WHAT IS REQUIRED:
Only the number is wanted: count the lines that include the word "diagram".

Records with drawing code:
---

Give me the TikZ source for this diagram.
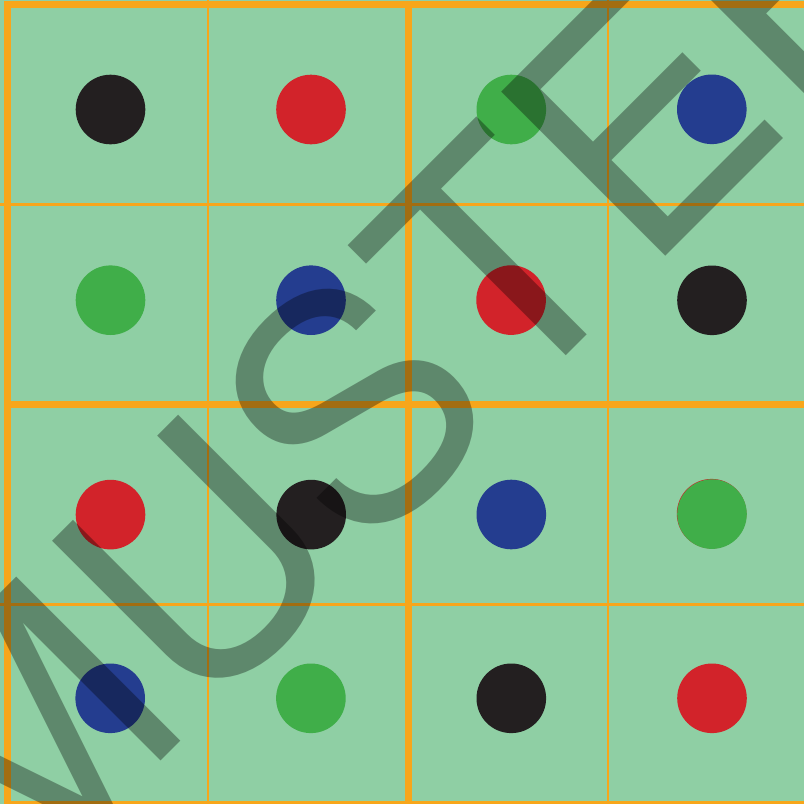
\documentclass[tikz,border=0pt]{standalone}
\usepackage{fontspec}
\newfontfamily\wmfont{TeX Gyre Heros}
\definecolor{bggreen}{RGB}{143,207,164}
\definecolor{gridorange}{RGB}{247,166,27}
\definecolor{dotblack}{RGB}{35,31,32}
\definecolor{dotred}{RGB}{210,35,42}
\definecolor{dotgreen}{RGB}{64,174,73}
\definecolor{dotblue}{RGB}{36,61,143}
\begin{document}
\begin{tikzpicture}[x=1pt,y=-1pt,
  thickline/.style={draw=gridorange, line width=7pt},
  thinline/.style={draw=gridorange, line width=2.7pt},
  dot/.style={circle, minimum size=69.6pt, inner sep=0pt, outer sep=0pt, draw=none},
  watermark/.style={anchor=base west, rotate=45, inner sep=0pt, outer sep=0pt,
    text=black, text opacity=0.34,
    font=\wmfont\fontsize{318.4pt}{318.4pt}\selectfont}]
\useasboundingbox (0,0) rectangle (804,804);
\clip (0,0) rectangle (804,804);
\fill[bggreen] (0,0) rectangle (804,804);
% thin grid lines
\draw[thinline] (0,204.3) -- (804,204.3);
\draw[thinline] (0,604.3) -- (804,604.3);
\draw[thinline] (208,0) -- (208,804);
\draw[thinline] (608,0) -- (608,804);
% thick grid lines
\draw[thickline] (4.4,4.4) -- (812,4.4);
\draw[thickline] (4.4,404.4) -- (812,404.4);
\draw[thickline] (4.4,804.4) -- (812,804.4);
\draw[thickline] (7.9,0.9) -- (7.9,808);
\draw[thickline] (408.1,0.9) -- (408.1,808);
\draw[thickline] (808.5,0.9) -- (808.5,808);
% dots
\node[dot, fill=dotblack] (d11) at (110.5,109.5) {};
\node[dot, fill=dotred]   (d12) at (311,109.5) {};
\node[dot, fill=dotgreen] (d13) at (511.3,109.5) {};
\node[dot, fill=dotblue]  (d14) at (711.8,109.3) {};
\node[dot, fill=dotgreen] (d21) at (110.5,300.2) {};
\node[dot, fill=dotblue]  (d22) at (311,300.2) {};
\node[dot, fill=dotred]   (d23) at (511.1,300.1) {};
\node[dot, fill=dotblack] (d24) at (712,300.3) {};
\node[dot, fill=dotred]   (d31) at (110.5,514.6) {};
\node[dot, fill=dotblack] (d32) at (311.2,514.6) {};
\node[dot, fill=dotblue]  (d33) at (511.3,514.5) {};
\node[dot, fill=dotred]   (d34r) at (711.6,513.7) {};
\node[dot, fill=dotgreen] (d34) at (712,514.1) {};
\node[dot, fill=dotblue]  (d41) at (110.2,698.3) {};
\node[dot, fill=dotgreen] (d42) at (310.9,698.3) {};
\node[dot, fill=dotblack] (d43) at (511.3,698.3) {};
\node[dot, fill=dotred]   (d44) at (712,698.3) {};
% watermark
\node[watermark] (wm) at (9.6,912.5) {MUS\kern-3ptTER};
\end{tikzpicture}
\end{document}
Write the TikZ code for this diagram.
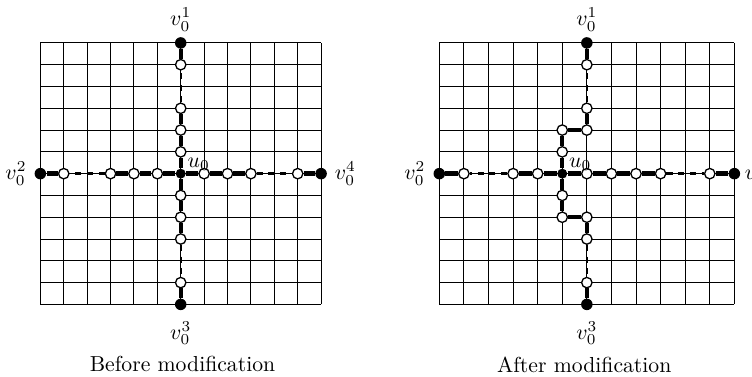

---

EXERCISE RESULT:
2